# TASK BRIEF
Give all the lines below again, exactly, with no pictures.
-=-=-=-=-
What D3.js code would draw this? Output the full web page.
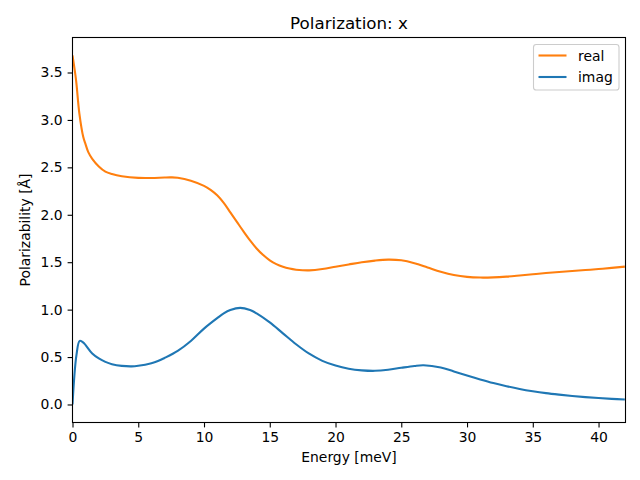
<!DOCTYPE html>
<html><head><meta charset="utf-8">
<script src="https://cdn.jsdelivr.net/npm/d3@7"></script>
<style>body{margin:0;background:#fff}text{font-family:"DejaVu Sans",sans-serif}</style>
</head><body><svg id="c" width="640" height="480"></svg>
<script>
const realX = [0,0.27,0.52,0.82,1.0,1.2,1.5,2,2.5,3,3.75,5,6,7,7.5,8,9,10,10.5,11,11.5,12,12.5,13,13.5,14,14.5,15,15.5,16,16.5,17,17.5,18,19,20,21,22,23,24,25,26,27,28,29,30,31,32,33,34,35,36,37,38,39,40,41,42];
const realY = [3.68,3.42,3.07,2.82,2.74,2.66,2.59,2.51,2.455,2.43,2.407,2.389,2.388,2.393,2.394,2.39,2.36,2.305,2.262,2.205,2.125,2.025,1.925,1.825,1.73,1.645,1.575,1.52,1.48,1.452,1.433,1.421,1.415,1.414,1.428,1.452,1.476,1.499,1.517,1.527,1.52,1.49,1.445,1.40,1.365,1.345,1.338,1.34,1.348,1.36,1.373,1.386,1.397,1.407,1.417,1.428,1.44,1.453];
const imagX = [0,0.3,0.55,0.85,1.0,1.5,2,2.5,3,3.75,4.5,5,6,6.5,7,8,9,10,11,11.5,12,12.75,13.5,14,15,16,17,18,19,20,21,22,23,24,25,26,26.7,28,29,30,31,32,33,34,35,36,37,38,39,40,41,42];
const imagY = [0,0.52,0.67,0.65,0.625,0.537,0.485,0.449,0.425,0.407,0.402,0.408,0.435,0.458,0.49,0.565,0.67,0.80,0.91,0.96,0.995,1.018,0.995,0.96,0.865,0.75,0.635,0.535,0.46,0.41,0.377,0.36,0.355,0.366,0.387,0.406,0.413,0.39,0.348,0.305,0.264,0.226,0.193,0.164,0.14,0.12,0.104,0.09,0.078,0.068,0.059,0.052];
const xTicks = [0,5,10,15,20,25,30,35,40];
const yTicks = [0,0.5,1,1.5,2,2.5,3,3.5];
const seriesNames = ["real","imag"];
const colors = ["#ff7f0e","#1f77b4"];

const svg = d3.select("#c");
const L=72.5,R=625.5,T=37.5,B=422.5;
const x = d3.scaleLinear().domain([0,42.05]).range([L,R]);
const y = d3.scaleLinear().domain([-0.19,3.869]).range([B,T]);

const fs = "13.9px";
const xa = svg.append("g").attr("transform",`translate(0,${B})`)
  .call(d3.axisBottom(x).tickValues(xTicks).tickFormat(d3.format("d")).tickSizeOuter(0).tickSize(4.9).tickPadding(4.9));
const ya = svg.append("g").attr("transform",`translate(${L},0)`)
  .call(d3.axisLeft(y).tickValues(yTicks).tickFormat(d3.format(".1f")).tickSizeOuter(0).tickSize(4.9).tickPadding(4.9));
[xa,ya].forEach(a=>{a.select(".domain").remove();a.selectAll("line").attr("stroke","#000").attr("stroke-width",1.1);
  a.selectAll("text").attr("font-family","DejaVu Sans").attr("font-size",fs).attr("fill","#000");});

const line = d3.line().x(d=>x(d[0])).y(d=>y(d[1])).curve(d3.curveCatmullRom.alpha(0.5));
svg.append("clipPath").attr("id","cp").append("rect").attr("x",L).attr("y",T).attr("width",R-L).attr("height",B-T);
svg.append("path").datum(realX.map((v,i)=>[v,realY[i]])).attr("d",line).attr("fill","none").attr("stroke",colors[0]).attr("stroke-width",2.1).attr("clip-path","url(#cp)");
svg.append("path").datum(imagX.map((v,i)=>[v,imagY[i]])).attr("d",line).attr("fill","none").attr("stroke",colors[1]).attr("stroke-width",2.1).attr("clip-path","url(#cp)");

svg.append("rect").attr("x",L).attr("y",T).attr("width",R-L).attr("height",B-T).attr("fill","none").attr("stroke","#000").attr("stroke-width",1.1);

svg.append("text").attr("x",(L+R)/2).attr("y",T-9).attr("text-anchor","middle").attr("font-size","16.7px").text("Polarization: x");
svg.append("text").attr("x",(L+R)/2).attr("y",462).attr("text-anchor","middle").attr("font-size",fs).text("Energy [meV]");
svg.append("text").attr("transform",`translate(30,${(T+B)/2}) rotate(-90)`).attr("text-anchor","middle").attr("font-size",fs).text("Polarizability [Å]");

const lg = svg.append("g");
lg.append("rect").attr("x",533.5).attr("y",44.5).attr("width",85.5).attr("height",45.5).attr("rx",2.8).attr("fill","#fff").attr("fill-opacity",0.8).attr("stroke","#ccc").attr("stroke-width",1.1);
seriesNames.forEach((n,i)=>{
  const yy = 55.5 + i*21.5;
  lg.append("line").attr("x1",538.5).attr("x2",566.5).attr("y1",yy).attr("y2",yy).attr("stroke",colors[i]).attr("stroke-width",2.1);
  lg.append("text").attr("x",578).attr("y",yy+5).attr("font-size",fs).text(n);
});
</script></body></html>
-=-=-=-=-
# SOLUTION
What D3.js code would draw this? Output the full web page.
<!DOCTYPE html>
<html><head><meta charset="utf-8">
<script src="https://cdn.jsdelivr.net/npm/d3@7"></script>
<style>body{margin:0;background:#fff}text{font-family:"DejaVu Sans",sans-serif}</style>
</head><body><svg id="c" width="640" height="480"></svg>
<script>
const realX = [0,0.27,0.52,0.82,1.0,1.2,1.5,2,2.5,3,3.75,5,6,7,7.5,8,9,10,10.5,11,11.5,12,12.5,13,13.5,14,14.5,15,15.5,16,16.5,17,17.5,18,19,20,21,22,23,24,25,26,27,28,29,30,31,32,33,34,35,36,37,38,39,40,41,42];
const realY = [3.68,3.42,3.07,2.82,2.74,2.66,2.59,2.51,2.455,2.43,2.407,2.389,2.388,2.393,2.394,2.39,2.36,2.305,2.262,2.205,2.125,2.025,1.925,1.825,1.73,1.645,1.575,1.52,1.48,1.452,1.433,1.421,1.415,1.414,1.428,1.452,1.476,1.499,1.517,1.527,1.52,1.49,1.445,1.40,1.365,1.345,1.338,1.34,1.348,1.36,1.373,1.386,1.397,1.407,1.417,1.428,1.44,1.453];
const imagX = [0,0.3,0.55,0.85,1.0,1.5,2,2.5,3,3.75,4.5,5,6,6.5,7,8,9,10,11,11.5,12,12.75,13.5,14,15,16,17,18,19,20,21,22,23,24,25,26,26.7,28,29,30,31,32,33,34,35,36,37,38,39,40,41,42];
const imagY = [0,0.52,0.67,0.65,0.625,0.537,0.485,0.449,0.425,0.407,0.402,0.408,0.435,0.458,0.49,0.565,0.67,0.80,0.91,0.96,0.995,1.018,0.995,0.96,0.865,0.75,0.635,0.535,0.46,0.41,0.377,0.36,0.355,0.366,0.387,0.406,0.413,0.39,0.348,0.305,0.264,0.226,0.193,0.164,0.14,0.12,0.104,0.09,0.078,0.068,0.059,0.052];
const xTicks = [0,5,10,15,20,25,30,35,40];
const yTicks = [0,0.5,1,1.5,2,2.5,3,3.5];
const seriesNames = ["real","imag"];
const colors = ["#ff7f0e","#1f77b4"];

const svg = d3.select("#c");
const L=72.5,R=625.5,T=37.5,B=422.5;
const x = d3.scaleLinear().domain([0,42.05]).range([L,R]);
const y = d3.scaleLinear().domain([-0.19,3.869]).range([B,T]);

const fs = "13.9px";
const xa = svg.append("g").attr("transform",`translate(0,${B})`)
  .call(d3.axisBottom(x).tickValues(xTicks).tickFormat(d3.format("d")).tickSizeOuter(0).tickSize(4.9).tickPadding(4.9));
const ya = svg.append("g").attr("transform",`translate(${L},0)`)
  .call(d3.axisLeft(y).tickValues(yTicks).tickFormat(d3.format(".1f")).tickSizeOuter(0).tickSize(4.9).tickPadding(4.9));
[xa,ya].forEach(a=>{a.select(".domain").remove();a.selectAll("line").attr("stroke","#000").attr("stroke-width",1.1);
  a.selectAll("text").attr("font-family","DejaVu Sans").attr("font-size",fs).attr("fill","#000");});

const line = d3.line().x(d=>x(d[0])).y(d=>y(d[1])).curve(d3.curveCatmullRom.alpha(0.5));
svg.append("clipPath").attr("id","cp").append("rect").attr("x",L).attr("y",T).attr("width",R-L).attr("height",B-T);
svg.append("path").datum(realX.map((v,i)=>[v,realY[i]])).attr("d",line).attr("fill","none").attr("stroke",colors[0]).attr("stroke-width",2.1).attr("clip-path","url(#cp)");
svg.append("path").datum(imagX.map((v,i)=>[v,imagY[i]])).attr("d",line).attr("fill","none").attr("stroke",colors[1]).attr("stroke-width",2.1).attr("clip-path","url(#cp)");

svg.append("rect").attr("x",L).attr("y",T).attr("width",R-L).attr("height",B-T).attr("fill","none").attr("stroke","#000").attr("stroke-width",1.1);

svg.append("text").attr("x",(L+R)/2).attr("y",T-9).attr("text-anchor","middle").attr("font-size","16.7px").text("Polarization: x");
svg.append("text").attr("x",(L+R)/2).attr("y",462).attr("text-anchor","middle").attr("font-size",fs).text("Energy [meV]");
svg.append("text").attr("transform",`translate(30,${(T+B)/2}) rotate(-90)`).attr("text-anchor","middle").attr("font-size",fs).text("Polarizability [Å]");

const lg = svg.append("g");
lg.append("rect").attr("x",533.5).attr("y",44.5).attr("width",85.5).attr("height",45.5).attr("rx",2.8).attr("fill","#fff").attr("fill-opacity",0.8).attr("stroke","#ccc").attr("stroke-width",1.1);
seriesNames.forEach((n,i)=>{
  const yy = 55.5 + i*21.5;
  lg.append("line").attr("x1",538.5).attr("x2",566.5).attr("y1",yy).attr("y2",yy).attr("stroke",colors[i]).attr("stroke-width",2.1);
  lg.append("text").attr("x",578).attr("y",yy+5).attr("font-size",fs).text(n);
});
</script></body></html>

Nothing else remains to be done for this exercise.